Let me just briefly indicate some of the convictions of Our Lady revealed in her Magnificat. First she is aware that God totally and unconditionally loves her. She knows that she is specially chosen by God. She believes that God loves her in her lowliness or nothingness. She wants us to have these same convictions.
She is utterly certain that anything that is good in her is the work of the Lord. Her very soul proclaims the goodness of God. She knows that God has redeemed her and she rejoices in God my Saviour. We legionaries should remember the words of St. Ephraem so well: ‘May the spirit of Mary be in every soul to glorify the Lord.’ In one simple sentence Mary expresses everything she is: my soul glorifies the Lord. She does nothing else and invites us to do the same.

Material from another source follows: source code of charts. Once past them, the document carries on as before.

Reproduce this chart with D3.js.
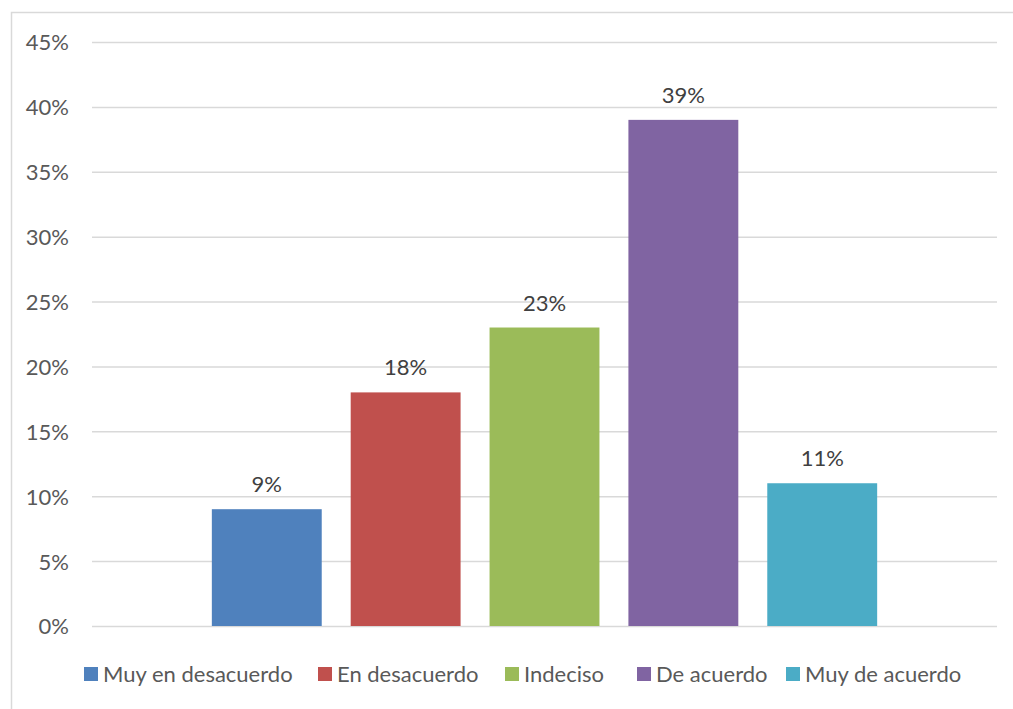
<!DOCTYPE html>
<html>
<head>
<meta charset="utf-8">
<script src="https://cdn.jsdelivr.net/npm/d3@7"></script>
<style>
  html, body { margin: 0; padding: 0; background: #fff; }
  svg { display: block; }
  text { font-family: Lato, "Open Sans", sans-serif; }
</style>
</head>
<body>
<svg id="chart" width="1013" height="709"></svg>
<script>
// ---- data ----
const seriesNames = ["Muy en desacuerdo", "En desacuerdo", "Indeciso", "De acuerdo", "Muy de acuerdo"];
const seriesValues = [9, 18, 23, 39, 11];
const seriesColors = ["#4f81bd", "#c0504d", "#9bbb59", "#8064a2", "#4bacc6"];
const yTicks = [0, 5, 10, 15, 20, 25, 30, 35, 40, 45];

// ---- layout ----
const W = 1013, H = 709;
const plot = { left: 92, right: 997, top: 42, bottom: 626 };
const legendX = [84, 318, 505, 637, 786];
const legendY = 674;
const fontSize = "22px";

const svg = d3.select("#chart");

// outer chart border (extends beyond window)
svg.append("rect")
  .attr("x", 11.5).attr("y", 12.5)
  .attr("width", 1030).attr("height", 730)
  .attr("fill", "#fff").attr("stroke", "#d9d9d9").attr("stroke-width", 1.5);

const y = d3.scaleLinear().domain([0, 45]).range([plot.bottom, plot.top]);
const x = d3.scaleBand().domain(seriesNames)
  .range([plot.left, plot.right])
  .paddingInner(0.2086).paddingOuter(0.863);

// gridlines + tick labels via axis
const yAxis = d3.axisLeft(y).tickValues(yTicks)
  .tickSize(-(plot.right - plot.left))
  .tickPadding(23)
  .tickFormat(d => d + "%");
const gy = svg.append("g")
  .attr("transform", `translate(${plot.left},0)`)
  .call(yAxis);
gy.select(".domain").remove();
gy.selectAll(".tick line").attr("stroke", "#d9d9d9").attr("stroke-width", 1.5);
gy.selectAll(".tick text")
  .attr("fill", "#595959")
  .style("font-size", fontSize)
  .attr("dy", "0.36em");

// bars
svg.append("g").selectAll("rect")
  .data(seriesNames)
  .join("rect")
  .attr("x", d => x(d))
  .attr("width", x.bandwidth())
  .attr("y", (d, i) => y(seriesValues[i]))
  .attr("height", (d, i) => y(0) - y(seriesValues[i]))
  .attr("fill", (d, i) => seriesColors[i]);

// data labels
svg.append("g").selectAll("text")
  .data(seriesNames)
  .join("text")
  .attr("x", d => x(d) + x.bandwidth() / 2)
  .attr("y", (d, i) => y(seriesValues[i]) - 17)
  .attr("text-anchor", "middle")
  .attr("fill", "#404040")
  .style("font-size", fontSize)
  .text((d, i) => seriesValues[i] + "%");

// legend
const lg = svg.append("g").selectAll("g")
  .data(seriesNames)
  .join("g")
  .attr("transform", (d, i) => `translate(${legendX[i]},${legendY})`);
lg.append("rect")
  .attr("x", 0).attr("y", -7)
  .attr("width", 14).attr("height", 14)
  .attr("fill", (d, i) => seriesColors[i]);
lg.append("text")
  .attr("x", 19).attr("y", 0)
  .attr("dy", "0.36em")
  .attr("fill", "#595959")
  .style("font-size", fontSize)
  .text(d => d);
</script>
</body>
</html>
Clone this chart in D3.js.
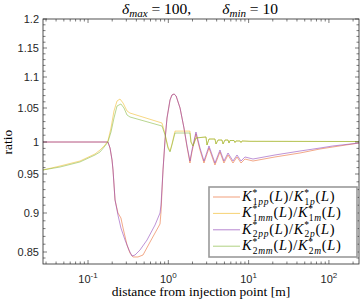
<!DOCTYPE html>
<html>
<head>
<meta charset="utf-8">
<script src="https://cdn.jsdelivr.net/npm/d3@7"></script>
<style>
body { margin: 0; background: #fff; }
svg { display: block; }
</style>
</head>
<body>
<script>
// distance [m] and ratio for each curve
var x1pp = [0.0275, 0.177, 0.188, 0.199, 0.2047, 0.217, 0.236, 0.257, 0.273, 0.306, 0.333, 0.363, 0.419, 0.484, 0.592, 0.788, 0.811, 0.859, 0.910, 0.963, 1.05, 1.11, 1.18, 1.25, 1.40, 1.567, 1.71, 1.86, 1.97, 2.21, 2.48, 2.78, 3.21, 3.81, 4.40, 4.93, 5.54, 6.39, 7.17, 8.04, 9.01, 11.34, 21.3, 43.6, 77.5, 112, 237];
var y1pp = [1.0, 1.0, 0.9906, 0.9719, 0.9563, 0.9167, 0.900, 0.8936, 0.8808, 0.859, 0.8483, 0.8417, 0.8417, 0.845, 0.8628, 0.8859, 0.9013, 0.9563, 1.0029, 1.0353, 1.0629, 1.071, 1.0726, 1.0694, 1.05, 1.0206, 0.9922, 0.9672, 0.9844, 1.012, 0.9875, 0.9672, 0.9906, 0.9641, 0.9844, 0.9672, 0.9797, 0.9672, 0.9766, 0.9672, 0.9734, 0.9703, 0.9766, 0.9828, 0.9891, 0.9922, 0.9984];

var x2pp = [0.0275, 0.177, 0.188, 0.199, 0.2047, 0.217, 0.236, 0.257, 0.289, 0.3237, 0.3529, 0.385, 0.444, 0.543, 0.683, 0.788, 0.811, 0.859, 0.910, 0.963, 1.05, 1.11, 1.18, 1.25, 1.40, 1.567, 1.71, 1.86, 1.97, 2.21, 2.48, 2.78, 3.21, 3.81, 4.40, 4.93, 5.54, 6.39, 7.17, 8.04, 9.01, 11.34, 21.3, 43.6, 77.5, 112, 237];
var y2pp = [1.0, 1.0, 0.9906, 0.9719, 0.9563, 0.9167, 0.8974, 0.8808, 0.8654, 0.8526, 0.8433, 0.845, 0.8526, 0.8654, 0.8846, 0.900, 0.9103, 0.9563, 1.0029, 1.0353, 1.0629, 1.071, 1.0726, 1.0694, 1.05, 1.0206, 0.9938, 0.9703, 0.9875, 1.0147, 0.9906, 0.9703, 0.9938, 0.9672, 0.9875, 0.9703, 0.9828, 0.9703, 0.9797, 0.9703, 0.9766, 0.9734, 0.9797, 0.9859, 0.9906, 0.9938, 0.9984];

var xTail = [2.029, 2.21, 2.946, 3.031, 3.21, 3.81, 3.924, 4.16, 4.66, 4.80, 5.08, 5.54, 5.696, 5.86, 6.576, 6.77, 6.964, 7.82, 8.04, 8.27, 10.4, 237];
var yTail = [0.9938, 1.0059, 1.0074, 0.9953, 1.0044, 1.0044, 0.9969, 1.0029, 1.0029, 0.9969, 1.0029, 1.0029, 0.9984, 1.0022, 1.0022, 0.9992, 1.0015, 1.0015, 0.9992, 1.0015, 1.001, 1.0007];

var x1mm = [0.0275, 0.0448, 0.0794, 0.1222, 0.141, 0.1626, 0.177, 0.1932, 0.2106, 0.2296, 0.25, 0.273, 0.306, 0.333, 0.834, 0.910, 0.991, 1.05, 1.11, 1.211, 1.86, 1.916].concat(xTail);
var y1mm = [0.9563, 0.9625, 0.9703, 0.9813, 0.9875, 0.9953, 1.0015, 1.0206, 1.0456, 1.0613, 1.0645, 1.0581, 1.0456, 1.0426, 1.0279, 1.0118, 0.9922, 0.9859, 0.9969, 1.016, 1.016, 1.0].concat(yTail);

var x2mm = [0.0275, 0.0448, 0.0794, 0.1222, 0.141, 0.1626, 0.177, 0.1932, 0.2106, 0.2296, 0.257, 0.2805, 0.306, 0.333, 0.834, 0.910, 0.991, 1.05, 1.11, 1.211, 1.86, 1.916].concat(xTail);
var y2mm = [0.9563, 0.9609, 0.9688, 0.9797, 0.9844, 0.9938, 1.0, 1.0147, 1.0353, 1.0532, 1.0565, 1.05, 1.0397, 1.0368, 1.0235, 1.0103, 0.9906, 0.9844, 0.9953, 1.0132, 1.0132, 1.0].concat(yTail);

var yTicks = [0.85, 0.9, 0.95, 1, 1.05, 1.1, 1.15, 1.2];
var xTicks = [0.1, 1, 10, 100];

var series = [
  {name: ["1pp", "1p"], xs: x1pp, ys: y1pp, color: "#e8642a"},
  {name: ["1mm", "1m"], xs: x1mm, ys: y1mm, color: "#f0b820"},
  {name: ["2pp", "2p"], xs: x2pp, ys: y2pp, color: "#8a3cb4"},
  {name: ["2mm", "2m"], xs: x2mm, ys: y2mm, color: "#7fb536"}
];

var W = 360, H = 302;
var margin = {top: 19, right: 1, bottom: 38, left: 43};
var width = W - margin.left - margin.right;
var height = H - margin.top - margin.bottom;

var svg = d3.select("body").append("svg").attr("width", W).attr("height", H);
var g = svg.append("g").attr("transform", "translate(" + margin.left + "," + margin.top + ")");

var x = d3.scaleLog().domain([0.0275, 237]).range([0, width]);
var y = d3.scaleLinear()
  .domain([1.2, 1.15, 1.1, 1.05, 1, 0.95, 0.9, 0.85, 0.83])
  .range([0, 29, 58, 89, 123, 155, 194, 233, 245]);

var serif = "'Liberation Serif', 'DejaVu Serif', serif";
var sans = "'Liberation Sans', Arial, sans-serif";
var axisCol = "#262626";

// curves
var line = d3.line().x(function(d) { return x(d[0]); }).y(function(d) { return y(d[1]); });
series.forEach(function(s) {
  var pts = s.xs.map(function(v, i) { return [v, s.ys[i]]; });
  g.append("path").datum(pts).attr("d", line)
    .attr("fill", "none").attr("stroke", s.color).attr("stroke-opacity", 0.62).attr("stroke-width", 0.9);
});

// minor ticks
var xMinor = [];
[0.01, 0.1, 1, 10, 100].forEach(function(dec) {
  for (var k = 1; k < 10; k++) {
    var v = dec * k;
    if (v >= 0.0275 && v <= 237) xMinor.push(v);
  }
});
var yMinor = d3.range(84, 121).map(function(v) { return v / 100; });

var ticks = g.append("g").attr("stroke", axisCol).attr("stroke-width", 0.6);
xMinor.forEach(function(v) {
  var len = xTicks.indexOf(v) >= 0 ? 4 : 2.5;
  ticks.append("line").attr("x1", x(v)).attr("x2", x(v)).attr("y1", height).attr("y2", height - len);
  ticks.append("line").attr("x1", x(v)).attr("x2", x(v)).attr("y1", 0).attr("y2", len);
});
yMinor.forEach(function(v) {
  var major = yTicks.some(function(t) { return Math.abs(t - v) < 1e-6; });
  var len = major ? 4 : 2.5;
  ticks.append("line").attr("x1", 0).attr("x2", len).attr("y1", y(v)).attr("y2", y(v));
  ticks.append("line").attr("x1", width).attr("x2", width - len).attr("y1", y(v)).attr("y2", y(v));
});

// frame
g.append("rect").attr("width", width).attr("height", height)
  .attr("fill", "none").attr("stroke", axisCol).attr("stroke-width", 0.8);

// tick labels
g.selectAll(".ylab").data(yTicks).enter().append("text")
  .attr("x", -4).attr("y", function(d) { return y(d); }).attr("dy", "0.35em")
  .attr("text-anchor", "end").attr("font-family", sans).attr("font-size", 11).attr("fill", axisCol)
  .text(function(d) { return d3.format("")(d); });

xTicks.forEach(function(v) {
  var t = g.append("text").attr("x", x(v)).attr("y", height + 19)
    .attr("text-anchor", "middle").attr("font-family", sans).attr("font-size", 11).attr("fill", axisCol);
  t.append("tspan").text("10");
  t.append("tspan").attr("dy", -5).attr("font-size", 8).text(Math.round(Math.log10(v)));
});

// axis titles
svg.append("text").attr("x", margin.left + width / 2).attr("y", 296)
  .attr("text-anchor", "middle").attr("font-family", serif).attr("font-size", 13.5).attr("fill", "#000")
  .text("distance from injection point [m]");
svg.append("text").attr("transform", "translate(12," + (margin.top + y(1)) + ") rotate(-90)")
  .attr("text-anchor", "middle").attr("font-family", serif).attr("font-size", 13.5).attr("fill", "#000")
  .text("ratio");

// title
var title = svg.append("text").attr("x", margin.left + width / 2 - 1).attr("y", 14)
  .attr("text-anchor", "middle").attr("font-family", serif).attr("font-size", 15.5).attr("fill", "#000");
title.append("tspan").attr("font-style", "italic").text("δ");
title.append("tspan").attr("font-style", "italic").attr("font-size", 11).attr("dy", 3).text("max");
title.append("tspan").attr("dy", -3).text(" = 100,\u2003\u2003");
title.append("tspan").attr("font-style", "italic").text("δ");
title.append("tspan").attr("font-style", "italic").attr("font-size", 11).attr("dy", 3).text("min");
title.append("tspan").attr("dy", -3).text(" = 10");

// legend
var lg = svg.append("g").attr("transform", "translate(209,187)");
lg.append("rect").attr("width", 148).attr("height", 70)
  .attr("fill", "#fff").attr("stroke", "#9a9a9a").attr("stroke-width", 1.6);
series.forEach(function(s, i) {
  var ly = 10 + i * 16.4;
  lg.append("line").attr("x1", 4).attr("x2", 31).attr("y1", ly).attr("y2", ly)
    .attr("stroke", s.color).attr("stroke-opacity", 0.62);
  var t = lg.append("text").attr("x", 33).attr("y", ly + 4)
    .attr("font-family", serif).attr("font-size", 14.5).attr("letter-spacing", 0.7).attr("fill", "#000");
  [0, 1].forEach(function(j) {
    t.append("tspan").attr("font-style", "italic").text("K");
    t.append("tspan").attr("font-size", 9.5).attr("dy", -5.5).text("*");
    t.append("tspan").attr("font-size", 9.5).attr("dx", -5).attr("dy", 9)
      .text(s.name[j].charAt(0));
    t.append("tspan").attr("font-size", 9.5).attr("font-style", "italic").text(s.name[j].slice(1));
    t.append("tspan").attr("dy", -3.5).text("(");
    t.append("tspan").attr("font-style", "italic").text("L");
    t.append("tspan").text(j === 0 ? ")/" : ")");
  });
});
</script>
</body>
</html>
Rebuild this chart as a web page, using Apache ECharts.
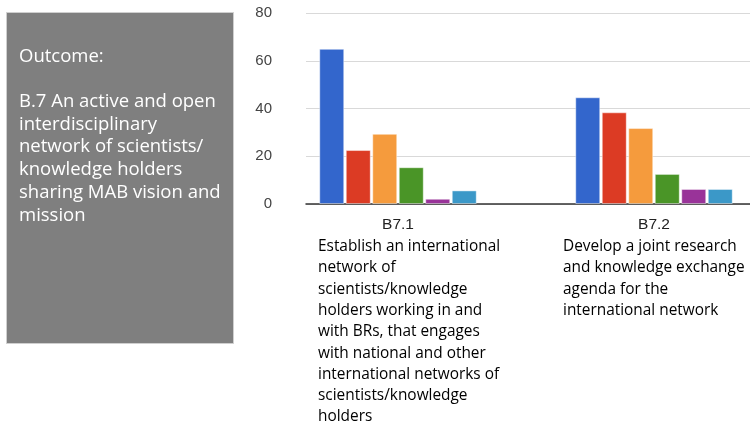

She is aware that at the very root of her personal existence is the Mercy of God. And she tells us that this Mercy of God is available for all those who reverence Him.
She warns us that pride is the most destructive force in the world and blocks the offer of grace. The Lord scatters the proud hearted. We know this to be true from our own experience and have seen that how it can destroyed or gravely diminish even Mary’s own Legion.
Mary tells us about the power of humility. Grace flows abundantly wherever there is authentic humility. Humility must play a role in the solution of every problem or difficulty the Legion has to face.
The Magnificat really does lead us into the deepest heart and spirit of Mary. That is why the Catena is so important for the formation of the Legion spirit. Might I suggest that while we always pray the Magnificat together at all our meetings that sometimes we should also pray and meditate over it personally and in solitude. If you really want to know and love and serve Mary the Catena is a splendid place to begin.
Let me end this allocutio which is being given during the Easter Season with a quotation taken from St. Ephraem and is found as the last words of the Handbook: ‘Through you O Mary, we have a most sure pledge of our Resurrection’.